## begin Provided material

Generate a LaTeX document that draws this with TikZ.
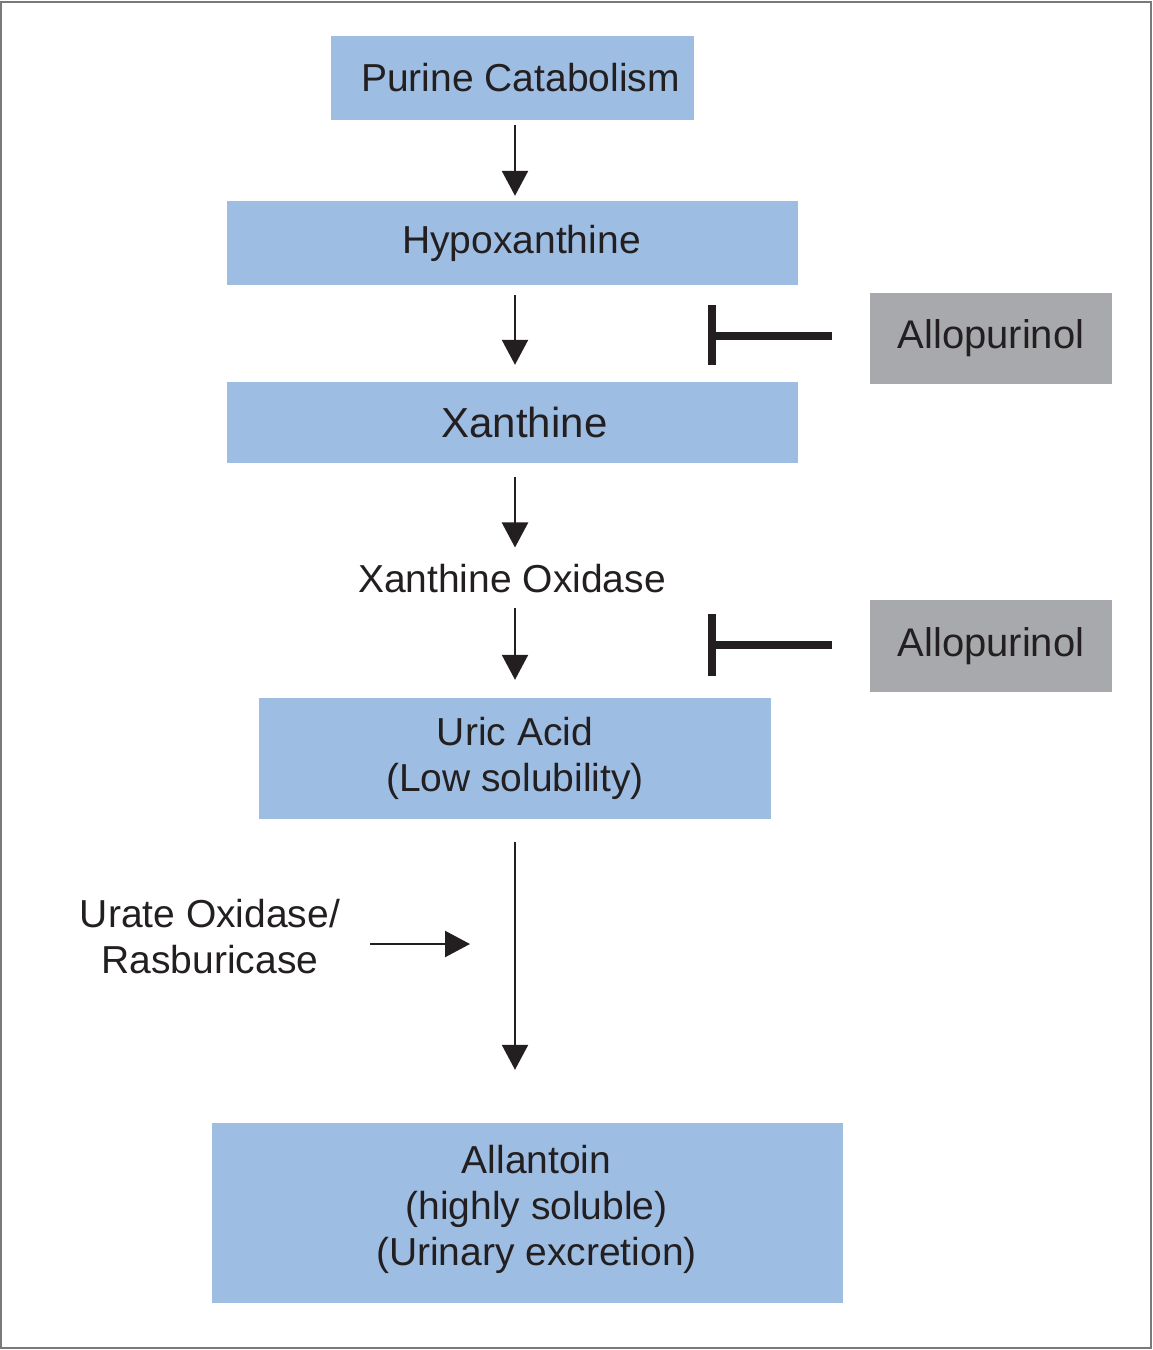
\documentclass[tikz,border=0pt]{standalone}
\usepackage{fontspec}
\setmainfont{Liberation Sans}
\usetikzlibrary{arrows.meta}
\definecolor{boxblue}{HTML}{9DBDE3}
\definecolor{boxgray}{HTML}{A7A9AC}
\definecolor{ink}{HTML}{231F20}
\definecolor{framegray}{HTML}{7A7A7A}
\begin{document}
\begin{tikzpicture}[x=1pt,y=-1pt,
  txt/.style={font=\fontsize{39}{46}\selectfont, text=ink, align=center, inner sep=0pt},
  bluebox/.style={txt, fill=boxblue, draw=none},
  graybox/.style={txt, fill=boxgray, draw=none, font=\fontsize{40}{46}\selectfont},
  arr/.style={draw=ink, line width=2.4pt, -{Triangle[length=25pt,width=26pt]}},
  inhib/.style={draw=ink, line width=8pt, line cap=butt}]
\useasboundingbox (0,0) rectangle (1153,1350);
\draw[framegray, line width=2pt] (1,2) rectangle (1151,1348);

\node[bluebox, minimum width=363pt, minimum height=84pt] (purine) at (512.5,78) {\hspace*{16pt}Purine Catabolism};
\node[bluebox, minimum width=571pt, minimum height=84pt] (hypo) at (512.5,243) {\hspace*{18pt}Hypoxanthine};
\node[bluebox, minimum width=571pt, minimum height=81pt, font=\fontsize{42}{46}\selectfont] (xan) at (512.5,422.5) {\hspace*{24pt}Xanthine};
\node[txt] (xo) at (512,579) {Xanthine Oxidase};
\node[bluebox, minimum width=512pt, minimum height=121pt] (uric) at (515,758.5) {Uric Acid\\(Low solubility)};
\node[bluebox, minimum width=631pt, minimum height=180pt] (allan) at (527.5,1213) {\hspace*{18pt}Allantoin\\\hspace*{18pt}(highly soluble)\\\hspace*{18pt}(Urinary excretion)\\[-30pt]};
\node[graybox, minimum width=242pt, minimum height=91pt] (allo1) at (991,338.5) {Allopurinol};
\node[graybox, minimum width=242pt, minimum height=92pt] (allo2) at (991,646) {Allopurinol};
\node[txt] (urate) at (210,937) {Urate Oxidase/\\Rasburicase};

\coordinate (ax) at (515,0);
\draw[arr, shorten <=5pt, shorten >=5pt] (purine.south -| ax) -- (hypo.north -| ax);
\draw[arr, shorten <=10pt, shorten >=17pt] (hypo.south -| ax) -- (xan.north -| ax);
\draw[arr, shorten <=14pt, shorten >=17pt] (xan.south -| ax) -- (xo.north -| ax);
\draw[arr, shorten <=14pt, shorten >=18pt] (xo.south -| ax) -- (uric.north -| ax);
\draw[arr, shorten <=23pt, shorten >=53pt] (uric.south -| ax) -- (allan.north -| ax);

\coordinate (ua) at (370,944);
\coordinate (ub) at (470,944);
\draw[arr] (ua) -- (ub);

\coordinate (t1) at (712,336);
\coordinate (t2) at (712,645);
\draw[inhib, shorten <=38pt] (allo1.west |- t1) -- (t1);
\draw[inhib] ([yshift=-29pt]t1) -- ([yshift=31pt]t1);
\draw[inhib, shorten <=38pt] (allo2.west |- t2) -- (t2);
\draw[inhib] ([yshift=-31pt]t2) -- ([yshift=31pt]t2);
\end{tikzpicture}
\end{document}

## end Provided material

Copy the listing in full and without alteration, omitting every picture.

Reply:
Generate a LaTeX document that draws this with TikZ.
\documentclass[tikz,border=0pt]{standalone}
\usepackage{fontspec}
\setmainfont{Liberation Sans}
\usetikzlibrary{arrows.meta}
\definecolor{boxblue}{HTML}{9DBDE3}
\definecolor{boxgray}{HTML}{A7A9AC}
\definecolor{ink}{HTML}{231F20}
\definecolor{framegray}{HTML}{7A7A7A}
\begin{document}
\begin{tikzpicture}[x=1pt,y=-1pt,
  txt/.style={font=\fontsize{39}{46}\selectfont, text=ink, align=center, inner sep=0pt},
  bluebox/.style={txt, fill=boxblue, draw=none},
  graybox/.style={txt, fill=boxgray, draw=none, font=\fontsize{40}{46}\selectfont},
  arr/.style={draw=ink, line width=2.4pt, -{Triangle[length=25pt,width=26pt]}},
  inhib/.style={draw=ink, line width=8pt, line cap=butt}]
\useasboundingbox (0,0) rectangle (1153,1350);
\draw[framegray, line width=2pt] (1,2) rectangle (1151,1348);

\node[bluebox, minimum width=363pt, minimum height=84pt] (purine) at (512.5,78) {\hspace*{16pt}Purine Catabolism};
\node[bluebox, minimum width=571pt, minimum height=84pt] (hypo) at (512.5,243) {\hspace*{18pt}Hypoxanthine};
\node[bluebox, minimum width=571pt, minimum height=81pt, font=\fontsize{42}{46}\selectfont] (xan) at (512.5,422.5) {\hspace*{24pt}Xanthine};
\node[txt] (xo) at (512,579) {Xanthine Oxidase};
\node[bluebox, minimum width=512pt, minimum height=121pt] (uric) at (515,758.5) {Uric Acid\\(Low solubility)};
\node[bluebox, minimum width=631pt, minimum height=180pt] (allan) at (527.5,1213) {\hspace*{18pt}Allantoin\\\hspace*{18pt}(highly soluble)\\\hspace*{18pt}(Urinary excretion)\\[-30pt]};
\node[graybox, minimum width=242pt, minimum height=91pt] (allo1) at (991,338.5) {Allopurinol};
\node[graybox, minimum width=242pt, minimum height=92pt] (allo2) at (991,646) {Allopurinol};
\node[txt] (urate) at (210,937) {Urate Oxidase/\\Rasburicase};

\coordinate (ax) at (515,0);
\draw[arr, shorten <=5pt, shorten >=5pt] (purine.south -| ax) -- (hypo.north -| ax);
\draw[arr, shorten <=10pt, shorten >=17pt] (hypo.south -| ax) -- (xan.north -| ax);
\draw[arr, shorten <=14pt, shorten >=17pt] (xan.south -| ax) -- (xo.north -| ax);
\draw[arr, shorten <=14pt, shorten >=18pt] (xo.south -| ax) -- (uric.north -| ax);
\draw[arr, shorten <=23pt, shorten >=53pt] (uric.south -| ax) -- (allan.north -| ax);

\coordinate (ua) at (370,944);
\coordinate (ub) at (470,944);
\draw[arr] (ua) -- (ub);

\coordinate (t1) at (712,336);
\coordinate (t2) at (712,645);
\draw[inhib, shorten <=38pt] (allo1.west |- t1) -- (t1);
\draw[inhib] ([yshift=-29pt]t1) -- ([yshift=31pt]t1);
\draw[inhib, shorten <=38pt] (allo2.west |- t2) -- (t2);
\draw[inhib] ([yshift=-31pt]t2) -- ([yshift=31pt]t2);
\end{tikzpicture}
\end{document}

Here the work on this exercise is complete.